Faith does not mean that nothing bothers us, or that we don’t have trials and troubles.  It doesn’t mean that suffering somehow vanishes from our lives.  It doesn’t mean that we don’t have doubts, or that we don’t ever wonder where God is in the midst of our lives.

Instead, faith becomes power for the Christian to persevere through difficulties, trials, troubles, and sufferings.  Faith is the power to endure, to trust that the Father is in charge, to do what needs to be done, what must be done, what should be done, what ought to be done, independent of how we may “feel” at any particular time.  Faith brings order to the chaos.  That’s what life is without faith.  That’s what the world is without faith.  Chaos.  Meaninglessness.

The 6th century before Christ.  The unthinkable has happened: the Babylonian Empire has conquered Israel.  The vast majority of the Jews have been deported.  The country has been destroyed and laid waste.  That is the context of our first reading today.  The prophet Habakkuk is in the middle of that.  He sees his country destroyed.  He sees the cities and countryside strewn with unburied corpses.  He feels the pinch of poverty and of starvation.

All of us have trouble and trials in our lives as well.  Some suffer with sickness, disease, or addictions.  Some have money problems.  Some suffer with broken relationships.  The elderly sometimes feel that everything dear to them is slipping away.  The middle-aged sometimes question their life choices.  Teenagers search for meaning and identity.

The list goes on and on.  No matter what the particular trial is, it can seem overwhelming and unending.

Habakkuk gives us an example of how the man of faith responds to trial.  The response is prayer, and the reading teaches us four lessons about the prayer of faith:

            First, the prayer of faith must be honest.  “Why do you let me see ruin; why must I look at misery?  Destruction and violence are before me; there is strife, and clamorous discord.”  Habakkuk laments and complains honestly to God.  He does not understand what’s happening or why.  He is honest.

            Second, the prayer of faith must be a persevering prayer.  “I cry for help, but you do not listen!  I cry out to you, ‘Violence!’ but you do not intervene.”  Habakkuk’s been praying and complaining for quite a while, but he keeps at it.  He does not give up and quit praying.  He perseveres.

            Third, God is willing to answer the prayer of faith.  “Then the Lord answered me and said: Write down the vision clearly upon the tablets, so that one can read it readily.” 

            Fourth, the fulfillment of the answer to our prayers may not be when or how we think it should be.  “For the vision still has its time, presses on to fulfillment, and will not disappoint; if it delays, wait for it, it will surely come, it will not be late.
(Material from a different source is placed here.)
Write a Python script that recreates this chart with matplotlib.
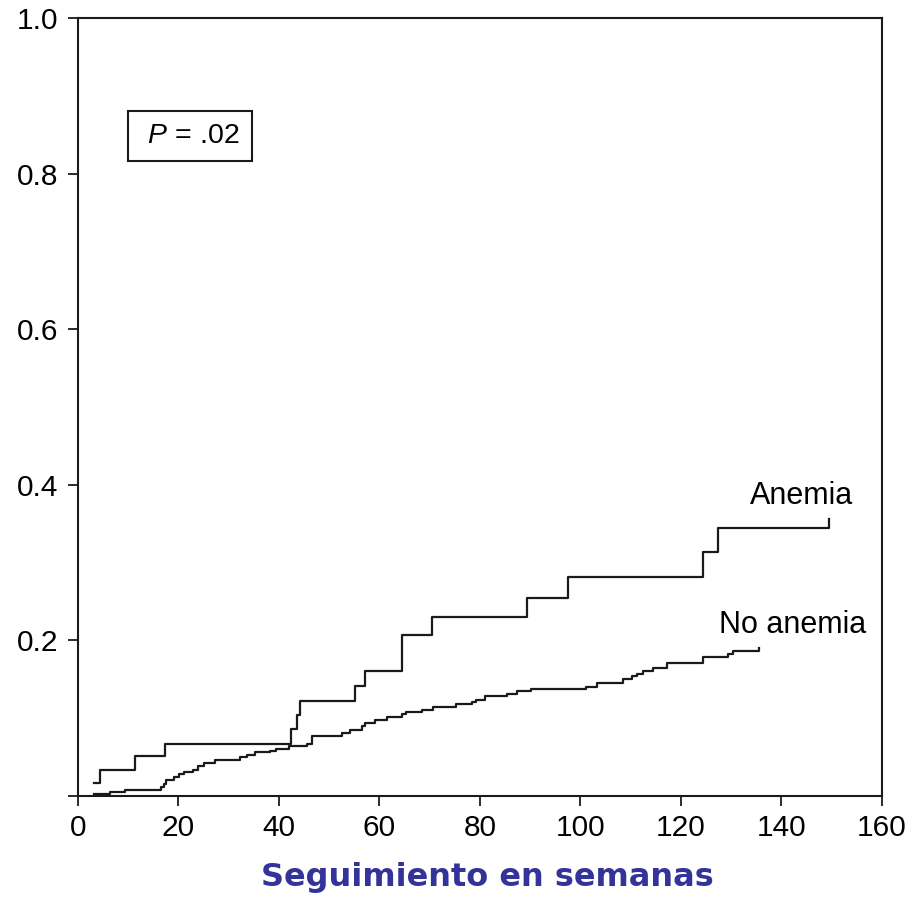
import matplotlib
matplotlib.use('Agg')
import matplotlib.pyplot as plt

# Kaplan-Meier style step curves (weeks, cumulative incidence)
anemia_t = [3.2, 4.4, 11.3, 17.4, 42.3, 43.5, 44.2, 55.2, 57.2, 64.4, 70.4,
            89.3, 97.5, 124.3, 127.3, 149.5, 149.5]
anemia_v = [0.017, 0.034, 0.051, 0.067, 0.086, 0.104, 0.122, 0.141, 0.161, 0.207, 0.230,
            0.255, 0.281, 0.313, 0.345, 0.345, 0.356]

noanemia_t = [3.2, 6.4, 9.3, 16.5, 17.1, 17.6, 19.2, 20.2, 21.2, 22.9, 23.9, 25.1,
              27.3, 32.2, 33.6, 35.2, 38.2, 39.5, 41.9, 45.5, 46.5, 52.5, 54.1, 56.5,
              57.1, 59.1, 61.4, 64.4, 65.3, 68.4, 70.7, 75.2, 78.5, 79.2, 81.1, 85.3,
              87.3, 90.1, 101.2, 103.3, 108.4, 110.2, 111.2, 112.4, 114.5, 117.2, 124.4,
              129.4, 130.4, 135.6, 135.6]
noanemia_v = [0.002, 0.005, 0.008, 0.011, 0.015, 0.020, 0.024, 0.028, 0.031, 0.033, 0.038, 0.043,
              0.046, 0.050, 0.053, 0.056, 0.058, 0.061, 0.064, 0.067, 0.0775, 0.081, 0.085, 0.090,
              0.094, 0.098, 0.101, 0.105, 0.108, 0.111, 0.115, 0.118, 0.121, 0.124, 0.129, 0.131,
              0.1345, 0.1375, 0.1405, 0.1455, 0.150, 0.154, 0.157, 0.1605, 0.164, 0.1705, 0.178,
              0.1825, 0.186, 0.186, 0.190]

xticks = [0, 20, 40, 60, 80, 100, 120, 140, 160]
yticks = [0, 0.2, 0.4, 0.6, 0.8, 1.0]
ytick_labels = ['', '0.2', '0.4', '0.6', '0.8', '1.0']

plt.rcParams['font.family'] = ['Liberation Sans', 'DejaVu Sans']
plt.rcParams['mathtext.fontset'] = 'custom'
plt.rcParams['mathtext.it'] = 'Liberation Sans:italic'
plt.rcParams['mathtext.rm'] = 'Liberation Sans'

fig = plt.figure(figsize=(9.13, 8.99), dpi=100)
ax = fig.add_axes([0.0854, 0.1146, 0.8806, 0.8654])

ax.plot(anemia_t, anemia_v, drawstyle='steps-post', color='#1a1a1a', lw=1.6)
ax.plot(noanemia_t, noanemia_v, drawstyle='steps-post', color='#1a1a1a', lw=1.6)

ax.set_xlim(0, 160)
ax.set_ylim(0, 1.0)
ax.set_xticks(xticks)
ax.set_yticks(yticks)
ax.set_yticklabels(ytick_labels)
ax.tick_params(direction='out', length=7, width=1.3, labelsize=21.5, color='#1a1a1a')
ax.tick_params(axis='y', pad=7)
ax.tick_params(axis='x', pad=6)
for s in ax.spines.values():
	s.set_linewidth(1.5)
	s.set_color('#1a1a1a')

ax.text(144.0, 0.385, 'Anemia', fontsize=22, ha='center', va='center')
ax.text(142.3, 0.220, 'No anemia', fontsize=22, ha='center', va='center')
ax.text(22.3, 0.848, ' $P$ = .02 ', fontsize=20.5, ha='center', va='center',
	bbox=dict(boxstyle='square,pad=0.42', fc='white', ec='#1a1a1a', lw=1.5))

ax.set_xlabel('Seguimiento en semanas', fontsize=23, fontweight='bold', color='#333399',
	labelpad=18, family='DejaVu Sans')
ax.xaxis.set_label_coords(0.509, -0.085)

fig.savefig('out.png', dpi=100)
That’s probably the hardest part of all, the waiting, because that takes something special – humility.  We have to accept the fact that God is God and we are not.  And He therefore has a better idea about how and when things should work out than we do. 

That’s how Habakkuk prayed.  That’s how Mother Teresa prayed.  That’s how all the saints prayed.  And that is how we have to pray. 

Trial, difficulty, persecution, suffering, the feeling that the Father is absent: everybody goes through it.  Habakkuk and all the prophets, the apostles, St. Teresa of Avila, St. John of the Cross, St. Therese of Liseieux, every saint, Mother Teresa, even Jesus himself, in his human nature.  And you and me.  We’re not exempt from it.  We ain’t special.

But they all made it through, and we can too.